The number of flies collected in some fields in Holmes county and Washington county is increasing. The pastures overall are still looking green, not major damage has been reported and the producers are cutting in their regular schedule.

 

Bermudagrass fields August 2015

During this summer, some areas are experiencing very dry conditions. The frosting appearance in some pastures in Holmes, Washington and Jackson county has been notorious. Most producers sprayed their fields with pyrethroids and cut hay early. We also observed the presence of armyworms.  The picture below shows the presence of armyworms in a Cheyenne bermudagrass pasture.

 

Bermudagrass fields September 2015

In the first week of September the dryer conditions are still present. A few pastures were recently cut and some pastures that are in a growing stage, show a significant damage due to the bermudagrass stem maggot. The picture below shows a bermudagrass stem maggot fly over a Russell pasture.

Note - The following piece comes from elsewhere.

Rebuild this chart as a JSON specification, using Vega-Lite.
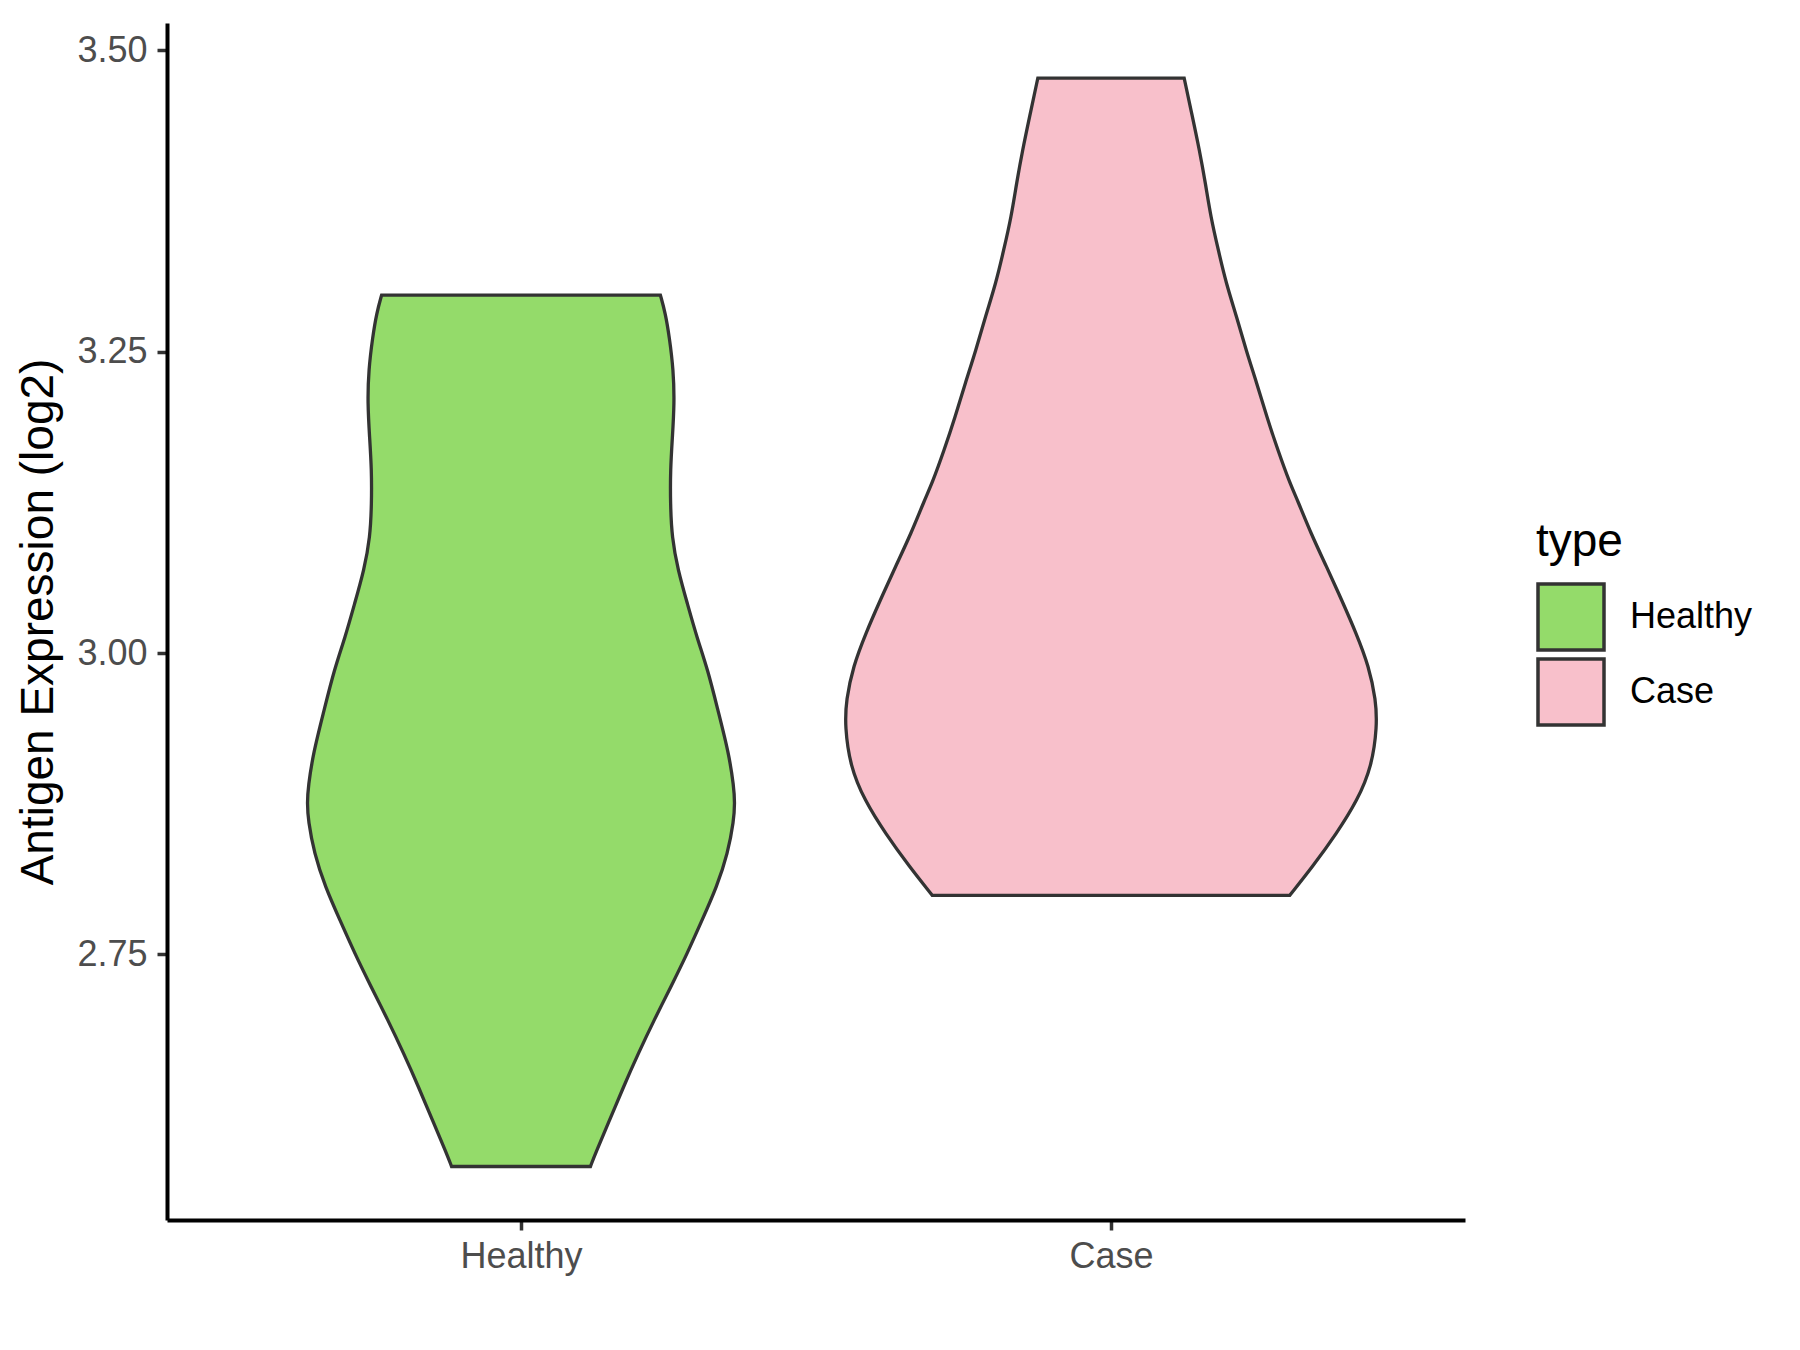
{
  "$schema": "https://vega.github.io/schema/vega-lite/v6.json",
  "width": 1298,
  "height": 1197,
  "autosize": {"type": "none"},
  "padding": {"left": 167, "top": 23, "right": 335, "bottom": 130},
  "background": "white",
  "config": {"view": {"stroke": null}, "font": "Liberation Sans"},
  "data": {
    "values": [
      {"type": "Healthy", "value": 2.574, "lo": 0.8823, "hi": 1.1177},
      {"type": "Healthy", "value": 2.585, "lo": 0.8738, "hi": 1.1262},
      {"type": "Healthy", "value": 2.613, "lo": 0.8493, "hi": 1.1507},
      {"type": "Healthy", "value": 2.640, "lo": 0.8264, "hi": 1.1736},
      {"type": "Healthy", "value": 2.668, "lo": 0.8010, "hi": 1.1990},
      {"type": "Healthy", "value": 2.696, "lo": 0.7739, "hi": 1.2261},
      {"type": "Healthy", "value": 2.723, "lo": 0.7460, "hi": 1.2540},
      {"type": "Healthy", "value": 2.751, "lo": 0.7180, "hi": 1.2820},
      {"type": "Healthy", "value": 2.778, "lo": 0.6935, "hi": 1.3065},
      {"type": "Healthy", "value": 2.806, "lo": 0.6681, "hi": 1.3319},
      {"type": "Healthy", "value": 2.834, "lo": 0.6494, "hi": 1.3506},
      {"type": "Healthy", "value": 2.861, "lo": 0.6393, "hi": 1.3607},
      {"type": "Healthy", "value": 2.876, "lo": 0.6376, "hi": 1.3624},
      {"type": "Healthy", "value": 2.889, "lo": 0.6393, "hi": 1.3607},
      {"type": "Healthy", "value": 2.917, "lo": 0.6478, "hi": 1.3522},
      {"type": "Healthy", "value": 2.952, "lo": 0.6660, "hi": 1.3340},
      {"type": "Healthy", "value": 2.986, "lo": 0.6833, "hi": 1.3167},
      {"type": "Healthy", "value": 3.013, "lo": 0.7019, "hi": 1.2981},
      {"type": "Healthy", "value": 3.041, "lo": 0.7180, "hi": 1.2820},
      {"type": "Healthy", "value": 3.069, "lo": 0.7341, "hi": 1.2659},
      {"type": "Healthy", "value": 3.096, "lo": 0.7443, "hi": 1.2557},
      {"type": "Healthy", "value": 3.124, "lo": 0.7468, "hi": 1.2532},
      {"type": "Healthy", "value": 3.152, "lo": 0.7468, "hi": 1.2532},
      {"type": "Healthy", "value": 3.179, "lo": 0.7434, "hi": 1.2566},
      {"type": "Healthy", "value": 3.207, "lo": 0.7400, "hi": 1.2600},
      {"type": "Healthy", "value": 3.235, "lo": 0.7417, "hi": 1.2583},
      {"type": "Healthy", "value": 3.262, "lo": 0.7485, "hi": 1.2515},
      {"type": "Healthy", "value": 3.282, "lo": 0.7553, "hi": 1.2447},
      {"type": "Healthy", "value": 3.297, "lo": 0.7638, "hi": 1.2362},
      {"type": "Case", "value": 2.799, "lo": 1.697, "hi": 2.303},
      {"type": "Case", "value": 2.823, "lo": 1.658, "hi": 2.342},
      {"type": "Case", "value": 2.850, "lo": 1.618, "hi": 2.382},
      {"type": "Case", "value": 2.878, "lo": 1.582, "hi": 2.418},
      {"type": "Case", "value": 2.906, "lo": 1.558, "hi": 2.442},
      {"type": "Case", "value": 2.939, "lo": 1.549, "hi": 2.451},
      {"type": "Case", "value": 2.961, "lo": 1.551, "hi": 2.449},
      {"type": "Case", "value": 2.989, "lo": 1.563, "hi": 2.437},
      {"type": "Case", "value": 3.016, "lo": 1.584, "hi": 2.416},
      {"type": "Case", "value": 3.044, "lo": 1.609, "hi": 2.391},
      {"type": "Case", "value": 3.072, "lo": 1.635, "hi": 2.365},
      {"type": "Case", "value": 3.099, "lo": 1.661, "hi": 2.339},
      {"type": "Case", "value": 3.127, "lo": 1.684, "hi": 2.316},
      {"type": "Case", "value": 3.141, "lo": 1.697, "hi": 2.303},
      {"type": "Case", "value": 3.168, "lo": 1.717, "hi": 2.283},
      {"type": "Case", "value": 3.196, "lo": 1.736, "hi": 2.264},
      {"type": "Case", "value": 3.224, "lo": 1.753, "hi": 2.247},
      {"type": "Case", "value": 3.251, "lo": 1.771, "hi": 2.229},
      {"type": "Case", "value": 3.279, "lo": 1.787, "hi": 2.213},
      {"type": "Case", "value": 3.307, "lo": 1.805, "hi": 2.195},
      {"type": "Case", "value": 3.334, "lo": 1.818, "hi": 2.182},
      {"type": "Case", "value": 3.362, "lo": 1.831, "hi": 2.169},
      {"type": "Case", "value": 3.390, "lo": 1.840, "hi": 2.160},
      {"type": "Case", "value": 3.417, "lo": 1.850, "hi": 2.150},
      {"type": "Case", "value": 3.445, "lo": 1.862, "hi": 2.138},
      {"type": "Case", "value": 3.477, "lo": 1.876, "hi": 2.124}
    ]
  },
  "mark": {"type": "area", "orient": "horizontal", "interpolate": "basis", "stroke": "#333333", "strokeWidth": 3.3, "opacity": 1, "strokeJoin": "miter"},
  "encoding": {
    "y": {
      "field": "value", "type": "quantitative",
      "scale": {"domain": [2.5296, 3.5227], "nice": false, "zero": false},
      "axis": {
        "title": "Antigen Expression (log2)", "values": [2.75, 3.0, 3.25, 3.5], "format": ".2f",
        "grid": false, "domainColor": "black", "domainWidth": 4,
        "tickColor": "#333333", "tickWidth": 3.5, "tickSize": 10,
        "labelFontSize": 36, "labelColor": "#4D4D4D", "labelPadding": 10, "labelFont": "Liberation Sans",
        "titleFontSize": 46, "titleColor": "black", "titleFontWeight": "normal", "titlePadding": 14, "titleFont": "Liberation Sans"
      }
    },
    "x": {
      "field": "lo", "type": "quantitative", "stack": null,
      "scale": {"domain": [0.4, 2.6], "nice": false, "zero": false},
      "axis": {
        "title": null, "values": [1, 2], "labelExpr": "datum.value == 1 ? 'Healthy' : 'Case'",
        "grid": false, "domainColor": "black", "domainWidth": 4,
        "tickColor": "#333333", "tickWidth": 3.5, "tickSize": 10,
        "labelFontSize": 36, "labelColor": "#4D4D4D", "labelPadding": 9, "labelFont": "Liberation Sans"
      }
    },
    "x2": {"field": "hi"},
    "fill": {
      "field": "type", "type": "nominal",
      "scale": {"domain": ["Healthy", "Case"], "range": ["#94DB6A", "#F8C0CB"]},
      "legend": {
        "title": "type", "orient": "none", "legendX": 1369, "legendY": 497, "padding": 0,
        "titleFontSize": 46, "titleFontWeight": "normal", "titleColor": "black", "titleFont": "Liberation Sans", "titlePadding": 16,
        "labelFontSize": 36, "labelColor": "black", "labelFont": "Liberation Sans", "labelOffset": 24,
        "symbolType": "square", "symbolSize": 4356, "symbolStrokeColor": "#333333", "symbolStrokeWidth": 3.5, "symbolOpacity": 1,
        "rowPadding": -7
      }
    }
  }
}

In the middle of September the presence of bermudagrass stem maggot flies in the fields is notorious. Some producers sprayed with Dimilin + Mustang and cut their fields, but the flies are still present in the pastures. ‌

Bermudagrass fields October 2015

We sampled the fields until the second week of October. The presence of the bermudagrass stem maggot was notorious in most of the fields, even though some fields were recently cut for the end of the hay season. October was the month with the highest number of flies collected in the three counties and May the lowest month. We can report for this month in Jackson County, 23 flies per 0.25m2, Holmes County 43.3 flies per 0.25m2, and Washington County 14.6 flies per 0.25m2. There is not difference between the presence of female flies or males during the sample season, among May and October.